Written by Adam Pavlacka

Last published at: May 10th, 2022

Problem

When you attempt to rerun an Apache Spark write operation by cancelling the currently running job, the following error occurs:

Error: org.apache.spark.sql.AnalysisException: Cannot create the managed table('`testdb`.` testtable`').
The associated location ('dbfs:/user/hive/warehouse/testdb.db/metastore_cache_ testtable) already exists.;

Cause

This problem is due to a change in the default behavior of Spark in version 2.4.

This problem can occur if:

  • The cluster is terminated while a write operation is in progress.
  • A temporary network issue occurs.
  • The job is interrupted.

Once the metastore data for a particular table is corrupted, it is hard to recover except by dropping the files in that location manually. Basically, the problem is that a metadata directory called _STARTED isn’t deleted automatically when Databricks tries to overwrite it.

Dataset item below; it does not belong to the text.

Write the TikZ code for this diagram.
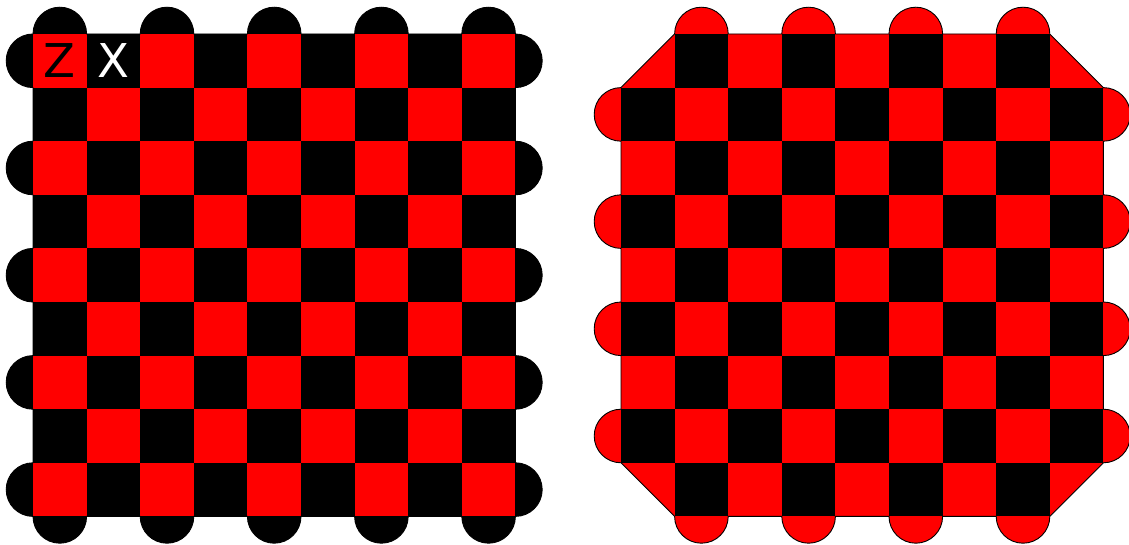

You can reproduce the problem by following these steps:

  1. Create a DataFrame:
    val df = spark.range(1000)
  2. Write the DataFrame to a location in overwrite mode:
    df.write.mode(SaveMode.Overwrite).saveAsTable("testdb.testtable")
  3. Cancel the command while it is executing.
  4. Re-run the write command.

Solution

Set the flag spark.sql.legacy.allowCreatingManagedTableUsingNonemptyLocation to true. This flag deletes the _STARTED directory and returns the process to the original state. For example, you can set it in the notebook:

%python

spark.conf.set("spark.sql.legacy.allowCreatingManagedTableUsingNonemptyLocation","true")

Or you can set it in the cluster level Spark config (AWS | Azure | GCP):

spark.sql.legacy.allowCreatingManagedTableUsingNonemptyLocation true

Another option is to manually clean up the data directory specified in the error message. You can do this with dbutils.fs.rm.

%scala

dbutils.fs.rm("<path-to-directory>", true)